On an arid market world, not dissimilar to a middle-eastern bazaar on Earth, the Doctor treats Leela to a day of shopping.

Plot

Leela struggles to understand the fundamentals of commerce during a shopping trip on a market world with the Doctor. Then, she spots a weapon that appeals to her. Paying the merchant, Jason, she examines her new toy. Soon, however, she is slain by Jason's knife. The Doctor discovers her dead body and demands answers. A local policeman explains that no laws have been transgressed; Leela has bought a legal death experience. Soon, she springs back to life. Jason explains that the knife's edge contained not only a fast acting poison, but also restorative microscopic robots. Whole again, Leela returns to the TARDIS with the Doctor, musing on the newfound appreciation she has for life now that she has died. The Doctor, having come back from the dead himself, can appreciate her point.

Characters

References

  • Leela has no concept of money.
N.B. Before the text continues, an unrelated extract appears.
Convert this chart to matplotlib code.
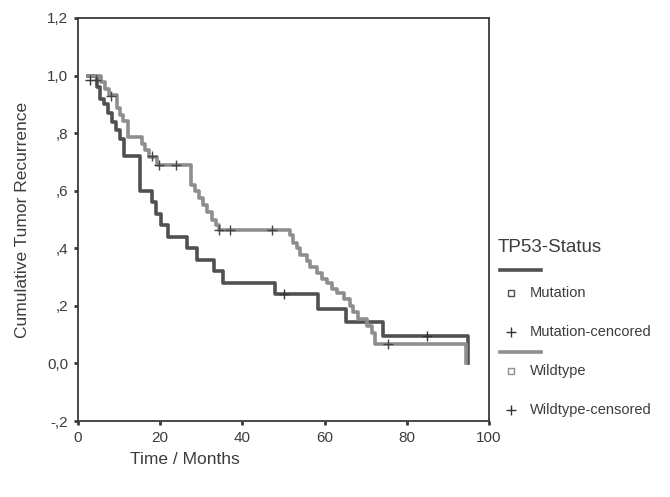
"""Kaplan-Meier style plot of tumor recurrence by TP53 status."""
import matplotlib
matplotlib.use("Agg")
import matplotlib.pyplot as plt
from matplotlib.lines import Line2D

plt.rcParams["font.family"] = ["Liberation Sans", "DejaVu Sans"]

# Mutation group: step curve
MUT_T = [2.5, 4.6, 5.4, 6.4, 7.4, 8.2, 9.2, 10.2, 11.2, 15.0, 18.0, 19.0,
         20.3, 21.8, 26.4, 28.9, 33.1, 35.4, 48.0, 58.4, 65.3, 74.3, 94.8]
MUT_S = [1.0, 0.96, 0.92, 0.90, 0.87, 0.84, 0.81, 0.78, 0.72, 0.60, 0.56, 0.52,
         0.48, 0.44, 0.40, 0.36, 0.32, 0.28, 0.24, 0.19, 0.145, 0.095, 0.0]
MUT_CENS_T = [3.0, 50.1, 85.0]
MUT_CENS_S = [0.985, 0.24, 0.095]

# Wildtype group: step curve
WT_T = [2.5, 5.5, 6.5, 7.5, 9.4, 10.2, 11.0, 12.2, 15.5, 16.3, 17.2, 19.3,
        27.4, 28.5, 29.5, 30.5, 31.5, 32.5, 33.5, 34.3,
        51.5, 52.4, 53.2, 54.0, 55.6, 56.4, 58.1, 59.3, 60.5, 61.7, 62.9,
        64.6, 66.2, 67.0, 68.2, 70.2, 71.5, 72.3, 94.3]
WT_S = [1.0, 0.977, 0.955, 0.932, 0.886, 0.864, 0.841, 0.787, 0.764, 0.741,
        0.718, 0.69, 0.62, 0.60, 0.575, 0.55, 0.525, 0.50, 0.48, 0.465,
        0.445, 0.42, 0.40, 0.375, 0.355, 0.335, 0.315, 0.295, 0.28, 0.26,
        0.245, 0.225, 0.20, 0.18, 0.155, 0.13, 0.105, 0.068, 0.0]
WT_CENS_T = [4.3, 8.0, 17.9, 19.8, 23.8, 34.3, 37.0, 47.3, 75.5]
WT_CENS_S = [0.985, 0.93, 0.72, 0.69, 0.69, 0.465, 0.465, 0.465, 0.068]

Y_TICKS = [-0.2, 0.0, 0.2, 0.4, 0.6, 0.8, 1.0, 1.2]
Y_LABELS = ["-,2", "0,0", ",2", ",4", ",6", ",8", "1,0", "1,2"]
X_TICKS = [0, 20, 40, 60, 80, 100]

DARK = "#505050"
LIGHT = "#8e8e8e"
AXC = "#3a3a3a"
TXT = "#3c3c3c"


def main():
    fig = plt.figure(figsize=(6.7, 4.97), dpi=100)
    ax = fig.add_axes([0.1164, 0.1529, 0.6135, 0.8109])

    ax.step(MUT_T, MUT_S, where="post", color=DARK, lw=2.6)
    ax.step(WT_T, WT_S, where="post", color=LIGHT, lw=2.6)
    ax.plot(MUT_CENS_T, MUT_CENS_S, ls="none", marker="+", ms=7, mew=1.0,
            color="#333333")
    ax.plot(WT_CENS_T, WT_CENS_S, ls="none", marker="+", ms=7, mew=1.0,
            color="#444444")

    ax.set_xlim(0, 100)
    ax.set_ylim(-0.2, 1.2)
    ax.set_xticks(X_TICKS)
    ax.set_yticks(Y_TICKS)
    ax.set_yticklabels(Y_LABELS)
    ax.tick_params(length=3, width=2, color=AXC, labelsize=11,
                   labelcolor=TXT, pad=4)
    for sp in ax.spines.values():
        sp.set_color(AXC)
        sp.set_linewidth(1.3)

    ax.set_ylabel("Cumulative Tumor Recurrence", fontsize=12.5, color=TXT,
                  labelpad=12)
    fig.text(130 / 670, 1 - 459 / 497, "Time / Months", fontsize=12.5,
             color=TXT, ha="left", va="center")

    # legend, drawn in figure pixel coordinates
    def fx(px):
        return px / 670

    def fy(py):
        return 1 - py / 497

    fig.text(fx(498), fy(248), "TP53-Status", fontsize=13.5, color=TXT,
             ha="left", va="center")
    fig.add_artist(Line2D([fx(500), fx(541)], [fy(270), fy(270)],
                          color=DARK, lw=2.6))
    fig.add_artist(Line2D([fx(500), fx(541)], [fy(352), fy(352)],
                          color=LIGHT, lw=2.6))
    entries = [
        (293, "s", "Mutation", DARK),
        (332, "+", "Mutation-cencored", "#333333"),
        (371, "s", "Wildtype", LIGHT),
        (410, "+", "Wildtype-censored", "#333333"),
    ]
    for py, mk, label, col in entries:
        if mk == "s":
            fig.add_artist(Line2D([fx(511)], [fy(py)], ls="none", marker="s",
                                  ms=4.5, mfc="white", mec=col, mew=1.0))
        else:
            fig.add_artist(Line2D([fx(511)], [fy(py)], ls="none", marker="+",
                                  ms=7, mew=1.0, color=col))
        fig.text(fx(530), fy(py), label, fontsize=10.5, color=TXT,
                 ha="left", va="center")

    fig.savefig("out.png", dpi=100, facecolor="white")


if __name__ == "__main__":
    main()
The unit of currency on the unnamed world is the credit.
  • The Doctor wonders if the market world sells jelly babies.
  • The world is populated by many different species, including humans.
  • At least one inhabitant of the world is a red-skinned "lizard-man" named Jason. Neither the name of his species or his home world is ever given.
  • Leela threatens Jason with a janis thorn to his throat.
  • The "microscopic healer robots" which restore Leela to life are not actually called nanogenes, but they work in exactly the same way.
  • The Doctor hints that Leela's return from death has some commonality with regeneration.

Notes

  • Though advertised on the Big Finish website, the CD jacket, and elsewhere as Death-Dealer, Louise Jameson clearly calls the story The Death-Dealer when she begins her reading.
  • The story employs a limited third person perspective, focused mostly on Leela, except for the period of time she is dead.